Page MenuHomePhabricator

Word count is wrong, does not recognize non-ASCII characters
Closed, DeclinedPublic

Description

Author: mr.heat

Description:
The following example counts 42 words. But I count 40 words.

http://de.wikipedia.org/wiki/Spezial:Artikelr%C3%BCckmeldungen_v5/Yellowstone-Nationalpark/04f917900607eb1692a1842b2b77d79c

I think the current count searches for words made of the letters a to z. Because of this a German word like "schönen" is counted as two words.

The best solution would be to use \p{L} instead of \w or [a-z] in the regular expression. Please note that this does not work in JavaScript.

http://www.regular-expressions.info/unicode.html


Version: master
Severity: minor

Details

Reference
bz47733

Event Timeline

bzimport raised the priority of this task from to Lowest.Nov 22 2014, 1:43 AM
bzimport set Reference to bz47733.

ß & ö are indeed the culprits.
PHP's native str_word_count is used, which isn't mb-safe.
However, using a regex matching chars (with diacritics) is not ideal either, since that would count words like "you're" or hyphenated words (and quite possibly in other languages other combinations with other characters) as multiple words. So that would be substituting 1 bad solution for another sub-optimal solution.
Perhaps we should split based on whitespace, remove all occurences without letters, and count that number?
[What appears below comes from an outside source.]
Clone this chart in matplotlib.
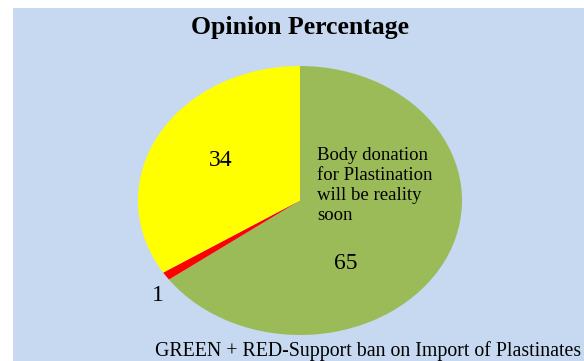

Besides, the character length is wrong too, but switching strlen for mb_strlen should do the trick.

mr.heat wrote:

Splitting on whitespace is not good because some users write like this,without spaces.The count will be wrong.

I don't think the word count is an essential information. Pretty much every solution will be wrong depending on the language. Don't put time in this. I suggest to choose one of these very simple solutions:

a) Remove the word count. Stick with the characters (but switch to mb_strlen, of course).

b) Don't change the code but change the message to "Approx. 42 words". Maybe add a max(min($count, 10), round($count / 10) * 10) function and make it "Approx. 40 words".

Related URL: https://gerrit.wikimedia.org/r/62435 (Gerrit Change I84a72f3894fb19d2834719ebf253e33f2d436d8e)

I've removed it completely. I first decided to go with b), but even showing an approximate value makes increasingly less sense on languages with increasing multibyte characters (e.g. Chinese). Since it's a useless metric, I think it's best to remove it.

Change 62435 abandoned by Matthias Mullie:
(bug 47733) Word count is wrong, does not recognize non-ASCII characters

Reason:
AFT is unmaintained, these patches are not going to get reviewed

https://gerrit.wikimedia.org/r/62435

Jdforrester-WMF subscribed.

All development work on AbuseFilter v.5 (and indeed, previous versions) is halted. The project is archived, so having open tasks is inappropriate. Consequently, I'm closing all tasks.